Mine has been pretty spectacular – from both a culinary and a visual point of view.
My family spent the fourth on a neighbor’s deck, eating a holiday feast with all the things one might expect on this Yankee Doodle holiday – potato salad, burgers, grilled chicken and fruit salad.
We then sat back and let the neighbors in the subdivision below our property fill the night sky with an array of fireworks that rivaled anything I’ve seen at Kauffman Stadium.
I guess it’s natural to enjoy a holiday like Christmas without really thinking about its real meaning, and the same is true of the Fourth of July.
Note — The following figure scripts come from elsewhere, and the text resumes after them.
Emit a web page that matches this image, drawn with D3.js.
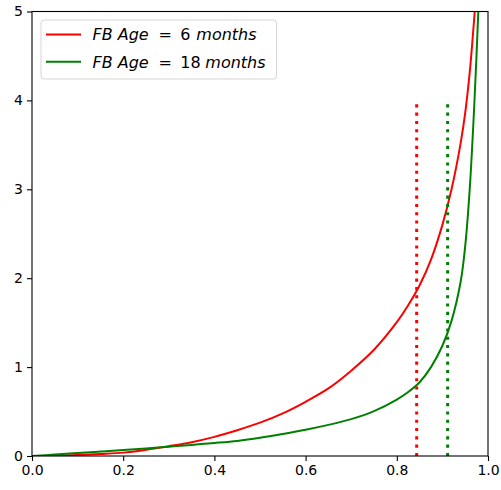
<!DOCTYPE html>
<html><head><meta charset="utf-8">
<script src="https://cdn.jsdelivr.net/npm/d3@7"></script>
<style>body{margin:0;background:#fff}svg{display:block}text{font-family:"DejaVu Sans",sans-serif}</style>
</head><body><svg id="c" width="501" height="490"></svg>
<script>
const xRed = [0,0.05,0.1,0.15,0.2,0.25,0.3,0.35,0.4,0.45,0.5,0.55,0.6,0.65,0.7,0.75,0.8,0.825,0.85,0.875,0.9,0.92,0.94,0.95,0.96,0.97,0.975];
const yRed = [0,0.003,0.011,0.023,0.038,0.07,0.11,0.155,0.215,0.29,0.375,0.48,0.61,0.76,0.96,1.195,1.505,1.695,1.92,2.21,2.6,3.0,3.52,3.86,4.32,4.94,5.3];
const xGreen = [0,0.05,0.1,0.15,0.2,0.25,0.3,0.35,0.4,0.45,0.5,0.55,0.6,0.65,0.7,0.75,0.8,0.825,0.85,0.875,0.9,0.92,0.94,0.95,0.96,0.97,0.98,0.985];
const yGreen = [0,0.016,0.033,0.05,0.067,0.085,0.105,0.125,0.146,0.17,0.205,0.248,0.295,0.35,0.415,0.505,0.635,0.72,0.83,1.0,1.24,1.52,1.96,2.36,3.01,3.96,5.16,5.9];
const vlineX = [0.8436, 0.9115];
const vlineTop = 4;
const labels = ["6", "18"];
const colors = ["#ff0000", "#008000"];
const xTicks = [0,0.2,0.4,0.6,0.8,1.0];
const yTicks = [0,1,2,3,4,5];

const L=32, R=488, T=11.5, B=456;
const svg=d3.select("#c");
const x=d3.scaleLinear().domain([0,1]).range([L,R]);
const y=d3.scaleLinear().domain([0,5]).range([B,T]);

svg.append("defs").append("clipPath").attr("id","clip").append("rect")
  .attr("x",L).attr("y",T).attr("width",R-L).attr("height",B-T);

const series=[xRed.map((v,i)=>[v,yRed[i]]), xGreen.map((v,i)=>[v,yGreen[i]])];
const line=d3.line().x(d=>x(d[0])).y(d=>y(d[1])).curve(d3.curveCatmullRom.alpha(0.5));
const g=svg.append("g").attr("clip-path","url(#clip)");
series.forEach((s,i)=>{
  g.append("path").attr("d",line(s)).attr("fill","none").attr("stroke",colors[i]).attr("stroke-width",2);
});
vlineX.forEach((v,i)=>{
  g.append("line").attr("x1",x(v)).attr("x2",x(v)).attr("y1",y(0)).attr("y2",y(vlineTop))
   .attr("stroke",colors[i]).attr("stroke-width",3).attr("stroke-dasharray","3.1 5.2");
});

const xa=svg.append("g").attr("transform",`translate(0,${B})`)
  .call(d3.axisBottom(x).tickValues(xTicks).tickFormat(d3.format(".1f")).tickSize(5).tickPadding(4));
const ya=svg.append("g").attr("transform",`translate(${L},0)`)
  .call(d3.axisLeft(y).tickValues(yTicks).tickFormat(d3.format("d")).tickSize(5).tickPadding(4));
[xa,ya].forEach(a=>{a.select(".domain").remove();
  a.attr("font-size",14).attr("font-family","DejaVu Sans");
  a.selectAll("text").attr("font-size",14).attr("fill","#000");
  a.selectAll("line").attr("stroke","#000").attr("stroke-width",1.1);});
svg.append("rect").attr("x",L).attr("y",T).attr("width",R-L).attr("height",B-T)
  .attr("fill","none").attr("stroke","#000").attr("stroke-width",1.1);

const lg=svg.append("g");
lg.append("rect").attr("x",41).attr("y",20).attr("width",235.5).attr("height",59)
  .attr("rx",3).attr("fill","#fff").attr("fill-opacity",0.8).attr("stroke","#d5d5d5").attr("stroke-width",1);
const eqX=158.5, numX=180.3, monX=[196.3,205.3];
labels.forEach((lab,i)=>{
  const yy=34.5+i*27.3;
  lg.append("line").attr("x1",46).attr("x2",81).attr("y1",yy).attr("y2",yy).attr("stroke",colors[i]).attr("stroke-width",2);
  const t=lg.append("text").attr("y",yy+5.7).attr("font-size",16).attr("fill","#000");
  t.append("tspan").attr("x",92.5).attr("font-style","italic").text("FB Age");
  t.append("tspan").attr("x",eqX).text("=");
  t.append("tspan").attr("x",numX).text(lab);
  t.append("tspan").attr("x",monX[i]).attr("font-style","italic").text("months");
});
</script></body></html>
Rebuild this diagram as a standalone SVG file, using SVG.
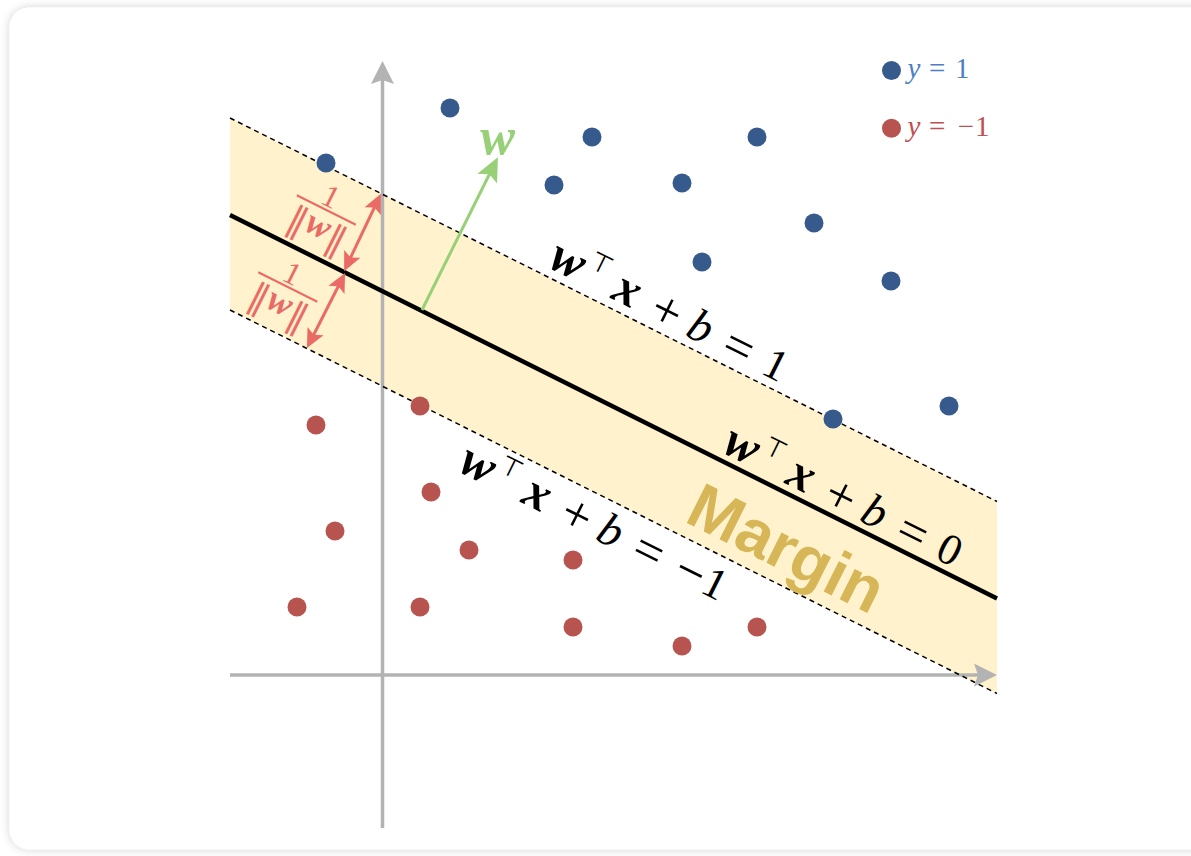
<svg xmlns="http://www.w3.org/2000/svg" width="1191" height="856" viewBox="0 0 1191 856">
<style>
.m{font-family:"Liberation Serif","DejaVu Serif",serif;font-size:44px;fill:#000;text-anchor:middle}
.op{font-size:52px}
.bi{font-weight:bold;font-style:italic;font-size:50px}
.it{font-style:italic;font-size:46px}
.tp{font-family:"DejaVu Sans",sans-serif;font-size:26px}
.bdot{fill:#365a8c}
.rdot{fill:#b85450}
.dash{stroke:#000;stroke-width:1.5;stroke-dasharray:5 4;fill:none}
.axis{stroke:#b3b3b3;stroke-width:3.5;fill:none;marker-end:url(#axHead)}
.red{stroke:#ea6b66;stroke-width:3;fill:none;marker-start:url(#rHead);marker-end:url(#rHead)}
.fr{font-family:"Liberation Serif","DejaVu Serif",serif;font-size:32px;fill:#ea6b66;text-anchor:middle}
.lg{font-family:"Liberation Serif","DejaVu Serif",serif;font-size:29px;text-anchor:middle}
</style>
<defs>
<filter id="sh" x="-5%" y="-5%" width="110%" height="110%">
<feDropShadow dx="0" dy="0" stdDeviation="5" flood-color="#000" flood-opacity="0.18"/>
</filter>
<marker id="axHead" markerUnits="userSpaceOnUse" viewBox="-14 -13 28 26" refX="0" refY="0" markerWidth="28" markerHeight="26" orient="auto" overflow="visible">
<path d="M12,0 L-11,-11.5 L-7,0 L-11,11.5 Z" fill="#b3b3b3"/>
</marker>
<marker id="gHead" markerUnits="userSpaceOnUse" viewBox="-16 -13 30 26" refX="0" refY="0" markerWidth="30" markerHeight="26" orient="auto" overflow="visible">
<path d="M11,0 L-13,-11 L-8,0 L-13,11 Z" fill="#97d077"/>
</marker>
<marker id="rHead" markerUnits="userSpaceOnUse" viewBox="-12 -10 24 20" refX="0" refY="0" markerWidth="24" markerHeight="20" orient="auto-start-reverse" overflow="visible">
<path d="M9,0 L-10,-9 L-6,0 L-10,9 Z" fill="#ea6b66"/>
</marker>
</defs>
<rect width="1191" height="856" fill="#ffffff"/>
<rect x="9.5" y="7.5" width="1230" height="842" rx="20" fill="#ffffff" filter="url(#sh)"/>

<g id="margin-band">
<polygon points="230,118 997,501.5 997,693.5 230,310" fill="#fff2cc"/>
</g>

<g id="connectors">
<line class="axis" x1="382.5" y1="828" x2="382.5" y2="73"/>
<line class="axis" x1="230" y1="675" x2="985" y2="675"/>
<line class="dash" x1="230" y1="118" x2="997" y2="501.5"/>
<line class="dash" x1="230" y1="310" x2="997" y2="693.5"/>
<line x1="230" y1="215" x2="997" y2="598.5" stroke="#000" stroke-width="4.5"/>
<line x1="422" y1="310" x2="493" y2="167" stroke="#97d077" stroke-width="3" marker-end="url(#gHead)"/>
<line class="red" x1="377" y1="202" x2="348" y2="263"/>
<line class="red" x1="341" y1="281" x2="311" y2="340"/>
</g>

<g id="positive-points">
<g id="p1"><circle class="bdot" cx="450" cy="108" r="9.5"/></g>
<g id="p2"><circle class="bdot" cx="592" cy="137" r="9.5"/></g>
<g id="p3"><circle class="bdot" cx="757" cy="137" r="9.5"/></g>
<g id="p4"><circle class="bdot" cx="326" cy="163" r="9.5"/></g>
<g id="p5"><circle class="bdot" cx="554" cy="185" r="9.5"/></g>
<g id="p6"><circle class="bdot" cx="682" cy="183" r="9.5"/></g>
<g id="p7"><circle class="bdot" cx="814" cy="223" r="9.5"/></g>
<g id="p8"><circle class="bdot" cx="702" cy="262" r="9.5"/></g>
<g id="p9"><circle class="bdot" cx="891" cy="281" r="9.5"/></g>
<g id="p10"><circle class="bdot" cx="833" cy="419" r="9.5"/></g>
<g id="p11"><circle class="bdot" cx="949" cy="406" r="9.5"/></g>
</g>
<g id="negative-points">
<g id="n1"><circle class="rdot" cx="420" cy="406" r="9.5"/></g>
<g id="n2"><circle class="rdot" cx="316" cy="425" r="9.5"/></g>
<g id="n3"><circle class="rdot" cx="431" cy="492" r="9.5"/></g>
<g id="n4"><circle class="rdot" cx="335" cy="531" r="9.5"/></g>
<g id="n5"><circle class="rdot" cx="469" cy="550" r="9.5"/></g>
<g id="n6"><circle class="rdot" cx="573" cy="560" r="9.5"/></g>
<g id="n7"><circle class="rdot" cx="297" cy="607" r="9.5"/></g>
<g id="n8"><circle class="rdot" cx="420" cy="607" r="9.5"/></g>
<g id="n9"><circle class="rdot" cx="573" cy="627" r="9.5"/></g>
<g id="n10"><circle class="rdot" cx="682" cy="646" r="9.5"/></g>
<g id="n11"><circle class="rdot" cx="757" cy="627" r="9.5"/></g>
</g>

<g id="label-w">
<text x="497.5" y="154" font-family="Liberation Serif, DejaVu Serif, serif" font-size="52" font-weight="bold" font-style="italic" fill="#97d077" text-anchor="middle">w</text>
</g>

<g id="label-plus1" transform="translate(550,268) rotate(26.565)">
<text class="m"><tspan class="bi" x="12.8" y="0">w</tspan><tspan class="tp" x="44.1" y="-18">⊤</tspan><tspan class="bi" x="79.2" y="0">x</tspan><tspan class="op" x="123.9" y="3">+</tspan><tspan class="it" x="161.2" y="0">b</tspan><tspan class="op" x="204.4" y="3">=</tspan><tspan x="245.3" y="0">1</tspan></text>
</g>
<g id="label-zero" transform="translate(724,453) rotate(26.565)">
<text class="m"><tspan class="bi" x="12.8" y="0">w</tspan><tspan class="tp" x="44.1" y="-18">⊤</tspan><tspan class="bi" x="79.2" y="0">x</tspan><tspan class="op" x="123.9" y="3">+</tspan><tspan class="it" x="161.2" y="0">b</tspan><tspan class="op" x="204.4" y="3">=</tspan><tspan x="245.3" y="0">0</tspan></text>
</g>
<g id="label-minus1" transform="translate(460,472) rotate(26.565)">
<text class="m"><tspan class="bi" x="12.8" y="0">w</tspan><tspan class="tp" x="44.1" y="-18">⊤</tspan><tspan class="bi" x="79.2" y="0">x</tspan><tspan class="op" x="123.9" y="3">+</tspan><tspan class="it" x="161.2" y="0">b</tspan><tspan class="op" x="204.4" y="3">=</tspan><tspan class="op" x="251" y="3">−</tspan><tspan x="278" y="0">1</tspan></text>
</g>
<g id="label-margin" transform="translate(683,521) rotate(26.565)">
<text x="0" y="0" font-family="Liberation Sans, Arial, sans-serif" font-size="64" font-weight="bold" fill="#d6b656">Margin</text>
</g>

<g id="frac-upper" transform="translate(326.3,210) rotate(26.565)">
<line x1="-33" y1="0" x2="33" y2="0" stroke="#ea6b66" stroke-width="2"/>
<text class="fr" x="-1.8" y="-3.5">1</text>
<text class="fr"><tspan x="-21" y="34" font-family="DejaVu Sans, sans-serif" font-size="36">‖</tspan><tspan x="0" y="28" font-weight="bold" font-style="italic" font-size="36">w</tspan><tspan x="22" y="34" font-family="DejaVu Sans, sans-serif" font-size="36">‖</tspan></text>
</g>
<g id="frac-lower" transform="translate(287.8,287) rotate(26.565)">
<line x1="-33" y1="0" x2="33" y2="0" stroke="#ea6b66" stroke-width="2"/>
<text class="fr" x="-1.8" y="-3.5">1</text>
<text class="fr"><tspan x="-21" y="34" font-family="DejaVu Sans, sans-serif" font-size="36">‖</tspan><tspan x="0" y="28" font-weight="bold" font-style="italic" font-size="36">w</tspan><tspan x="22" y="34" font-family="DejaVu Sans, sans-serif" font-size="36">‖</tspan></text>
</g>

<g id="legend">
<g id="legend-pos">
<circle class="bdot" cx="891.5" cy="70.5" r="9.5"/>
<text class="lg" fill="#4d7fc4"><tspan x="914" y="78" font-style="italic">y</tspan><tspan x="937.3" y="78">=</tspan><tspan x="962.3" y="78">1</tspan></text>
</g>
<g id="legend-neg">
<circle class="rdot" cx="891.5" cy="128.3" r="9.5"/>
<text class="lg" fill="#bf504f"><tspan x="914" y="135.5" font-style="italic">y</tspan><tspan x="937.3" y="135.5">=</tspan><tspan x="966" y="135.5">−</tspan><tspan x="982.3" y="135.5">1</tspan></text>
</g>
</g>
</svg>
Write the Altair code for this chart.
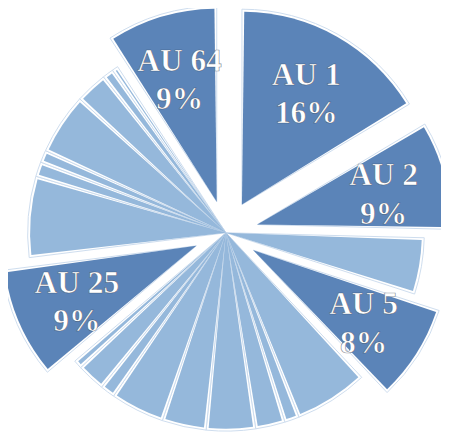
import altair as alt
import pandas as pd

# Slices clockwise from 12 o'clock (percent of total)
names = ["AU 1", "AU 2", "AU 4", "AU 5", "AU 6", "AU 7", "AU 9", "AU 10", "AU 12",
         "AU 14", "AU 15", "AU 16", "AU 17", "AU 25", "AU 26", "AU 27", "AU 28",
         "AU 41", "AU 43", "AU 45", "AU 46", "AU 64"]
values = [16.4, 9, 4.6, 8, 6, 1.2, 2.4, 4, 3.6,
          4.4, 1.2, 2.3, 0.7, 9.2, 6.6, 1.2, 1.0,
          5.0, 2.6, 0.9, 0.5, 9.2]
highlight = ["AU 1", "AU 2", "AU 5", "AU 25", "AU 64"]

df = pd.DataFrame({"name": names, "value": values, "order": list(range(len(names)))})
df["group"] = ["major" if n in highlight else "minor" for n in names]

CX, CY = 222, 225
R = 202
R_MAJOR = 199
EXPLODE = 33
LABEL_R = 133

base = alt.Chart(df).transform_window(
    cum="sum(value)", sort=[alt.SortField("order")], frame=[None, 0]
).transform_joinaggregate(
    total="sum(value)"
).transform_calculate(
    mid="2*PI*(datum.cum - datum.value/2)/datum.total",
    off=f"datum.group == 'major' ? {EXPLODE} : 0",
    pct="format(datum.value/datum.total, '.0%')",
).transform_calculate(
    cx=f"{CX} + datum.off*sin(datum.mid)",
    cy=f"{CY} - datum.off*cos(datum.mid)",
    lx=f"{CX} + (datum.off + {LABEL_R})*sin(datum.mid)",
    ly=f"{CY} - (datum.off + {LABEL_R})*cos(datum.mid)",
)

theta = alt.Theta("value:Q", stack=True)
color = alt.Color("group:N", scale=alt.Scale(domain=["major", "minor"],
                                             range=["#5b84b8", "#95b8db"]), legend=None)
enc = dict(theta=theta, order=alt.Order("order:Q"),
           x=alt.X("cx:Q", scale=None), y=alt.Y("cy:Q", scale=None))

show_major = alt.condition("datum.group == 'major'", alt.value(1), alt.value(0))
show_minor = alt.condition("datum.group == 'major'", alt.value(0), alt.value(1))

layers = []
for rad, vis in [(R, show_minor), (R_MAJOR, show_major)]:
    layers.append(base.mark_arc(outerRadius=rad, fill="white", stroke="#cddcee",
                                strokeWidth=1).encode(opacity=vis, **enc))
for rad, vis in [(R, show_minor), (R_MAJOR, show_major)]:
    layers.append(base.mark_arc(outerRadius=rad - 2.5, padAngle=0.024).encode(
        color=color, opacity=vis, **enc))

lab = base.transform_filter("datum.group == 'major'")
tx = dict(x=alt.X("lx:Q", scale=None), y=alt.Y("ly:Q", scale=None))
font = dict(font="Liberation Serif", fontWeight="bold", fontSize=32, align="center",
            baseline="middle", stroke="#1f2f45", strokeWidth=0.7, strokeOpacity=0.55)

text1 = lab.mark_text(color="white", dy=-16, **font).encode(text="name:N", **tx)
text2 = lab.mark_text(color="white", dy=23, **font).encode(text="pct:N", **tx)

chart = alt.layer(*layers, text1, text2).properties(
    width=441, height=425, padding=0, autosize=alt.AutoSizeParams(type="none")
).configure_view(stroke=None)

chart.save("out.html", embed_options={"renderer": "svg", "actions": False})
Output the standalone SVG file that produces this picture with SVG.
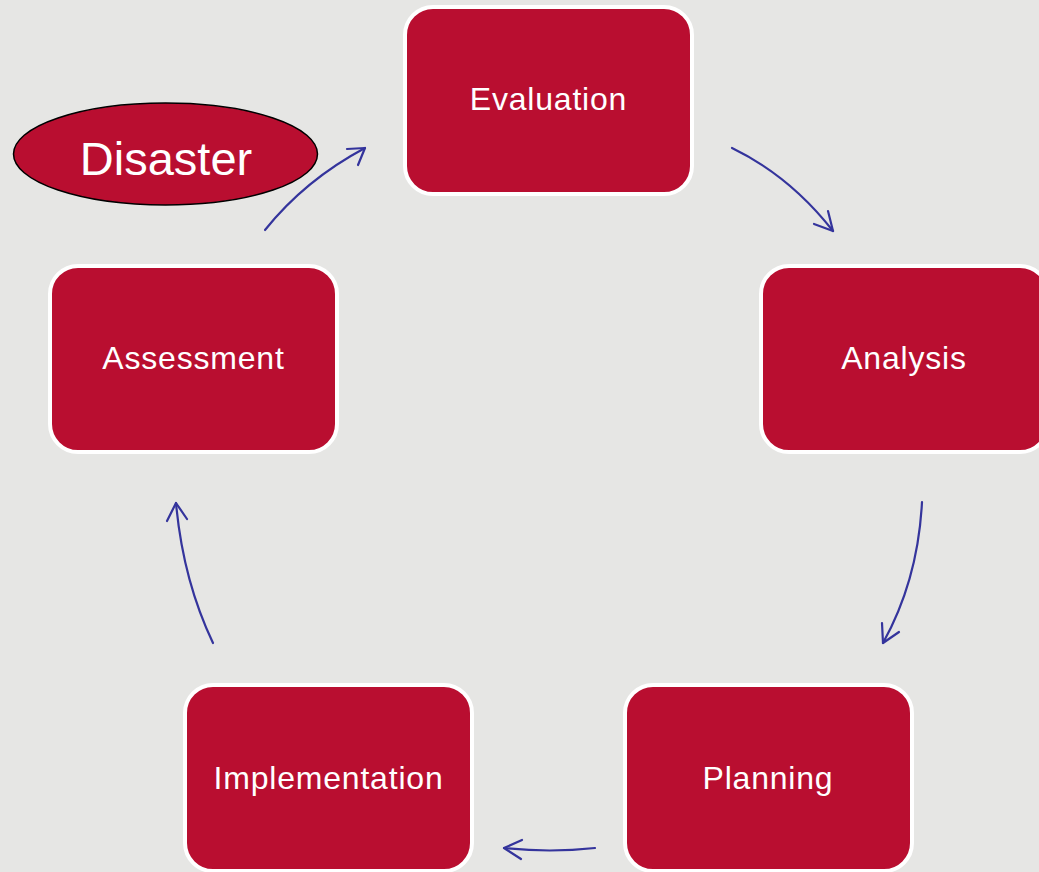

A few years ago, a pastor at Timothy Lutheran Church in Blue Springs gave a stirring and emotion-charged sermon about the signers of the Declaration of Independence.
Their lives were never the same, and neither are ours. I wrote a column about those signers and I’ve been asked by a few readers to repeat it this Fourth of July weekend.
Here is a portion of that column. I owe a great deal of thanks to Pastor John Petersen, who inspired me in much the same fashion he was inspired by the 56 men who put their lives and reputations on the line by signing one of the great documents in the history of our country:
Have you ever wondered what happened to the 56 men who signed the Declaration of Independence?
Five signers were captured by the British as traitors. Twelve had their homes ransacked and burned. Two lost their sons in the revolutionary army, another had two sons captured. Nine of the 56 fought and died from wounds or hardships of the Revolutionary War.
They didn’t just sign a document, stating that they would pledged their lives, their fortunes and their sacred honor – they knew that once they put pen to paper, they could be put to death by the British for this treasonous act.
Twenty-four signers were lawyers and jurists. Eleven were merchants, nine were farmers and large plantation owners, wealthy men who could live a life of opulence had they not signed that declaration.
Carter Braxton of Virginia, a wealthy planter and trader, saw his ships destroyed by the British. He died in debt.
Thomas McKean was hunted by the British and had to keep his family on the move. He, too, died in poverty.
At the battle of Yorktown, Thomas Nelson Jr., noted that the British General Cornwallis had taken over the Nelson home for his headquarters. He quietly urged General George Washington to open fire. The home was destroyed, and Nelson died bankrupt.
Francis Lewis had his home and properties destroyed and his wife was captured by the British and died in jail.
John Hart was driven from his wife's bedside as she was dying. Their 13 children fled for their lives. For more than a year he lived in forests and caves, returning home to find his wife dead and his children vanished.
I hope this makes you appreciate those Black Cats or M-80s you shot until the wee hours of this morning just a bit more.
Those men put everything on the line so we could live a country that is severely flawed in many ways, but is still the best nation on the planet.
Happy Fourth of July, and God bless America.
We need his blessings now more than ever before.